=== SOURCE DATA ===

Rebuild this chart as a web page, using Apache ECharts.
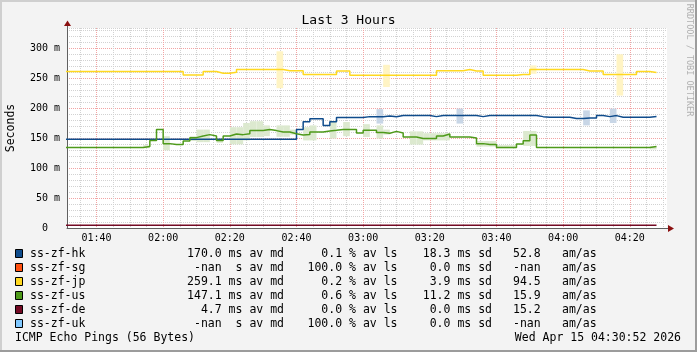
<!DOCTYPE html>
<html><head><meta charset="utf-8">
<script src="https://cdn.jsdelivr.net/npm/echarts@6/dist/echarts.min.js"></script>
<style>html,body{margin:0;padding:0;background:#f3f3f3}#c{width:697px;height:352px}</style>
</head><body><div id="c"></div>
<script>
// ---------- data (2-minute RRD buckets, bucket 0 starts 01:30) ----------
const chartTitle = 'Last 3 Hours';
const bucketStart = 90;   // minutes after midnight (01:30)
const bucketStep = 2;     // minutes per bucket
const xMin = 91.15, xMax = 271.15;   // visible window (minutes after midnight)
const xLabelValues = [100, 120, 140, 160, 180, 200, 220, 240, 260];
const yLabelValues = [0, 50, 100, 150, 200, 250, 300];

const hk = [
148,148,148,148,148,148,148,148,148,148,
148,148,148,148,148,148,148,148,148,148,
148,148,148,148,148,148,148,148,148,148,
148,148,148,148,148,164,177,182,182,171,
177,184,184,184,184,185.6,185.6,185.6,186.7,185.5,
187.3,187.3,187.3,187.3,187.3,185.6,187.3,187.3,187.3,187.3,
187.3,187.3,185.6,187.3,187.3,187.3,187.3,187.3,187.3,187.3,
187.3,185.6,184.5,184.5,184.5,184.5,182.3,182.3,183.4,183.4,
187.3,185.6,187.3,184.5,184.5,184.5,184.5,184.5,186];
const jp = [
260.7,260.7,260.7,260.7,260.7,260.7,260.7,260.7,260.7,260.7,
260.7,260.7,260.7,260.7,260.7,260.7,260.7,260.7,255,255,
255,260.7,260.7,257.8,257.8,259.5,264,264,264,264,
264,264,264,262,262,262,256,256,256,256,
256,261.7,261.7,254.5,254.5,254.5,254.5,254.5,254.5,254.5,
254.5,254.5,254.5,254.5,254.5,254.5,262,262,262,262,
264,261.7,261.7,254.5,254.5,254.5,254.5,254.5,256,256,
264,264,264,264,264,264,264,264,261.7,261.7,
261.7,255.6,255.6,255.6,255.6,255.6,260.7,260.7,259];
const us = [
134,134,134,134,134,134,134,134,134,134,
134,134,136,146,164,140.6,139,139,145,150.6,
153.4,155.6,153.4,146,153.4,156.7,155.6,157.2,162.3,162.3,
164,162.3,160,160,157.2,155,156,160,160,161.7,
162.8,164,164,164,158.4,162.8,162.8,159,158,161,
158.4,151.7,151.7,149,149,149,153.4,156.7,151.7,151.7,
151.7,150,140.6,139,139,134,134,134,140,145.6,
155,134,134,134,134,134,134,134,134,134,
134,134,134,134,134,134,134,134,136];
const de = [
4.7,4.7,4.7,4.7,4.7,4.7,4.7,4.7,4.7,4.7,
4.7,4.7,4.7,4.7,4.7,4.7,4.7,4.7,4.7,4.7,
4.7,4.7,4.7,4.7,4.7,4.7,4.7,4.7,4.7,4.7,
4.7,4.7,4.7,4.7,4.7,4.7,4.7,4.7,4.7,4.7,
4.7,4.7,4.7,4.7,4.7,4.7,4.7,4.7,4.7,4.7,
4.7,4.7,4.7,4.7,4.7,4.7,4.7,4.7,4.7,4.7,
4.7,4.7,4.7,4.7,4.7,4.7,4.7,4.7,4.7,4.7,
4.7,4.7,4.7,4.7,4.7,4.7,4.7,4.7,4.7,4.7,
4.7,4.7,4.7,4.7,4.7,4.7,4.7,4.7,4.7];
// smoke: [bucket index, low, high]
const hkSmoke = [[47,174,198],[59,174,199],[78,171,196],[82,175,199]];
const jpSmoke = [[32,233,294.5],[48,235,272],[70,257,271],[83,220.7,289.5]];
const usSmoke = [[12,133,138],[15,129.5,153],[19,145,153],[20,143,164],[21,143,164],[23,142,148],
  [25,139.5,168],[26,139.5,168],[27,146,175],[28,151.7,178],[29,151.7,178],[30,153,171],
  [32,152,171],[33,152,171],[34,155.6,164],[36,146,168],[37,146,171],[40,149,176.7],
  [42,153,176.7],[45,151.7,173],[47,149,171],[48,155.6,164],[52,139,161],[53,139,161],
  [54,146,158],[55,146,158],[56,146,158],[57,146,158],[62,135.6,145],[63,135.6,145],[64,135.6,145],
  [65,132.8,138],[66,132.8,138],[67,132.8,138],[69,136.8,161.7],[70,136.8,161.7],[88,131,136]];

const legendNames = ['ss-zf-hk','ss-zf-sg','ss-zf-jp','ss-zf-us','ss-zf-de','ss-zf-uk'];
const legendColors = ['#0f4c8c','#ff5010','#ffd820','#4e9a1a','#740a24','#80c8ff'];
const legendMedian = ['170.0 ms','-nan  s','259.1 ms','147.1 ms','4.7 ms','-nan  s'];
const legendLoss = ['0.1','100.0','0.2','0.6','0.0','100.0'];
const legendSd = ['18.3','0.0','3.9','11.2','0.0','0.0'];
const legendAmas = ['52.8','-nan','94.5','15.9','15.2','-nan'];
const footLeft = 'ICMP Echo Pings (56 Bytes)';
const footRight = 'Wed Apr 15 04:30:52 2026';
const credit = 'RRDTOOL / TOBI OETIKER';

// ---------- rendering ----------
const MONO = '"DejaVu Sans Mono", monospace';
const MAJOR = '#f2a4a4', MINOR = '#d2d2d2';
function hhmm(m){ const h = Math.floor(m/60), mm = Math.round(m - h*60); return String(h).padStart(2,'0') + ':' + String(mm).padStart(2,'0'); }
const xGridValues = []; for (let m = 95; m <= 270; m += 5) xGridValues.push(m);

function stepData(vals){
  const d = vals.map((v,i) => [bucketStart + bucketStep*i, v]);
  d.push([bucketStart + bucketStep*vals.length, vals[vals.length-1]]);
  return d;
}
function smokeSeries(name, arr, fill){
  return {
    name: name + ' smoke', type: 'custom', z: 1, silent: true, clip: true,
    data: arr.map(s => [bucketStart + bucketStep*s[0], s[1], s[2]]),
    encode: {x: 0, y: [1, 2]},
    renderItem: function(params, api){
      const x0 = api.value(0), lo = api.value(1), hi = api.value(2);
      const p0 = api.coord([x0, hi]);
      const p1 = api.coord([x0 + bucketStep, lo]);
      return {type: 'rect', shape: {x: p0[0], y: p0[1], width: p1[0]-p0[0], height: p1[1]-p0[1]},
              style: {fill: fill}};
    }
  };
}
function lineSeries(name, vals, color){
  return {name: name, type: 'line', step: 'end', z: 3, showSymbol: false, silent: true,
    data: stepData(vals), lineStyle: {color: color, width: 1.5}, itemStyle: {color: color}};
}

const graphics = [];
// frame
graphics.push({type:'rect', shape:{x:0,y:0,width:697,height:2}, style:{fill:'#cfcfcf'}, silent:true});
graphics.push({type:'rect', shape:{x:0,y:0,width:2,height:352}, style:{fill:'#cfcfcf'}, silent:true});
graphics.push({type:'rect', shape:{x:0,y:350,width:697,height:2}, style:{fill:'#9c9c9c'}, silent:true});
graphics.push({type:'rect', shape:{x:695,y:0,width:2,height:352}, style:{fill:'#9c9c9c'}, silent:true});
// axis extensions + arrows
graphics.push({type:'line', shape:{x1:67.5,y1:28,x2:67.5,y2:24}, style:{stroke:'#606060', lineWidth:1}, silent:true});
graphics.push({type:'polygon', shape:{points:[[67.5,20.5],[64,26],[71,26]]}, style:{fill:'#8b1010'}, silent:true});
graphics.push({type:'line', shape:{x1:667,y1:228.5,x2:669,y2:228.5}, style:{stroke:'#606060', lineWidth:1}, silent:true});
graphics.push({type:'polygon', shape:{points:[[674,228.5],[668,225],[668,232]]}, style:{fill:'#8b1010'}, silent:true});
// y axis title
graphics.push({type:'text', x:11, y:128, rotation:Math.PI/2, style:{text:'Seconds', font:'11.5px ' + MONO, fill:'#000', align:'center', verticalAlign:'middle'}, silent:true});
// credit
graphics.push({type:'text', x:689, y:60, rotation:-Math.PI/2, style:{text:credit, font:'8.5px ' + MONO, fill:'#b0b0b0', align:'center', verticalAlign:'middle'}, silent:true});
// legend rows
const LF = '11.5px ' + MONO;
legendNames.forEach((n, i) => {
  const y = 254 + 14*i;
  graphics.push({type:'rect', shape:{x:15.5, y:y-4.5, width:7, height:8}, style:{fill:legendColors[i], stroke:'#000', lineWidth:1}, silent:true});
  graphics.push({type:'text', x:30, y:y, style:{text:n, font:LF, fill:'#000', align:'left', verticalAlign:'middle'}, silent:true});
  graphics.push({type:'text', x:284, y:y, style:{text:legendMedian[i] + ' av md', font:LF, fill:'#000', align:'right', verticalAlign:'middle'}, silent:true});
  graphics.push({type:'text', x:397.5, y:y, style:{text:legendLoss[i] + ' % av ls', font:LF, fill:'#000', align:'right', verticalAlign:'middle'}, silent:true});
  graphics.push({type:'text', x:492, y:y, style:{text:legendSd[i] + ' ms sd', font:LF, fill:'#000', align:'right', verticalAlign:'middle'}, silent:true});
  graphics.push({type:'text', x:513, y:y, style:{text:legendAmas[i], font:LF, fill:'#000', align:'left', verticalAlign:'middle'}, silent:true});
  graphics.push({type:'text', x:562, y:y, style:{text:'am/as', font:LF, fill:'#000', align:'left', verticalAlign:'middle'}, silent:true});
});
graphics.push({type:'text', x:15, y:338.5, style:{text:footLeft, font:LF, fill:'#000', align:'left', verticalAlign:'middle'}, silent:true});
graphics.push({type:'text', x:681, y:338.5, style:{text:footRight, font:LF, fill:'#000', align:'right', verticalAlign:'middle'}, silent:true});

const chart = echarts.init(document.getElementById('c'), null, {width:697, height:352});
chart.setOption({
  backgroundColor: '#f3f3f3',
  animation: false,
  title: {text: chartTitle, left: 'center', top: 9, textStyle: {fontFamily: MONO, fontSize: 13, fontWeight: 'normal', color: '#000'}},
  grid: {left: 67, right: 30, top: 28, bottom: 124, backgroundColor: '#fff', show: true, borderWidth: 0},
  xAxis: {
    type: 'value', min: xMin, max: xMax,
    axisLine: {show: true, onZero: false, lineStyle: {color: '#606060', width: 1}},
    axisTick: {show: false, customValues: xGridValues},
    axisLabel: {customValues: xLabelValues, formatter: v => hhmm(v), fontFamily: MONO, fontSize: 10, color: '#000', margin: 5},
    splitLine: {show: true, lineStyle: {color: [MINOR, MAJOR, MINOR, MINOR], type: [1,1], width: 1}}
  },
  yAxis: {
    type: 'value', min: 0, max: 333.3, interval: 10,
    axisLine: {show: true, lineStyle: {color: '#606060', width: 1}},
    axisTick: {show: false},
    axisLabel: {customValues: yLabelValues, formatter: v => v === 0 ? '0  ' : v + ' m', fontFamily: MONO, fontSize: 10, color: '#000', margin: 7},
    splitLine: {show: true, lineStyle: {color: [MAJOR, MINOR, MINOR, MINOR, MINOR], type: [1,1], width: 1}}
  },
  graphic: graphics,
  series: [
    smokeSeries('ss-zf-hk', hkSmoke, '#c8d6e6'),
    smokeSeries('ss-zf-jp', jpSmoke, '#fff4c4'),
    smokeSeries('ss-zf-us', usSmoke, '#dce9cf'),
    lineSeries('ss-zf-hk', hk, legendColors[0]),
    lineSeries('ss-zf-jp', jp, legendColors[2]),
    lineSeries('ss-zf-us', us, legendColors[3]),
    lineSeries('ss-zf-de', de, legendColors[4])
  ]
});
</script></body></html>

===

* **GIVEN INSTRUCTION**
Return, unchanged, the lines from the first line of the material through the line that holds "const yLabelValues = [0, 50, 100, 150, 200, 250, 300];", inclusive, omitting pictures.

* **OUTPUT**
Rebuild this chart as a web page, using Apache ECharts.
<!DOCTYPE html>
<html><head><meta charset="utf-8">
<script src="https://cdn.jsdelivr.net/npm/echarts@6/dist/echarts.min.js"></script>
<style>html,body{margin:0;padding:0;background:#f3f3f3}#c{width:697px;height:352px}</style>
</head><body><div id="c"></div>
<script>
// ---------- data (2-minute RRD buckets, bucket 0 starts 01:30) ----------
const chartTitle = 'Last 3 Hours';
const bucketStart = 90;   // minutes after midnight (01:30)
const bucketStep = 2;     // minutes per bucket
const xMin = 91.15, xMax = 271.15;   // visible window (minutes after midnight)
const xLabelValues = [100, 120, 140, 160, 180, 200, 220, 240, 260];
const yLabelValues = [0, 50, 100, 150, 200, 250, 300];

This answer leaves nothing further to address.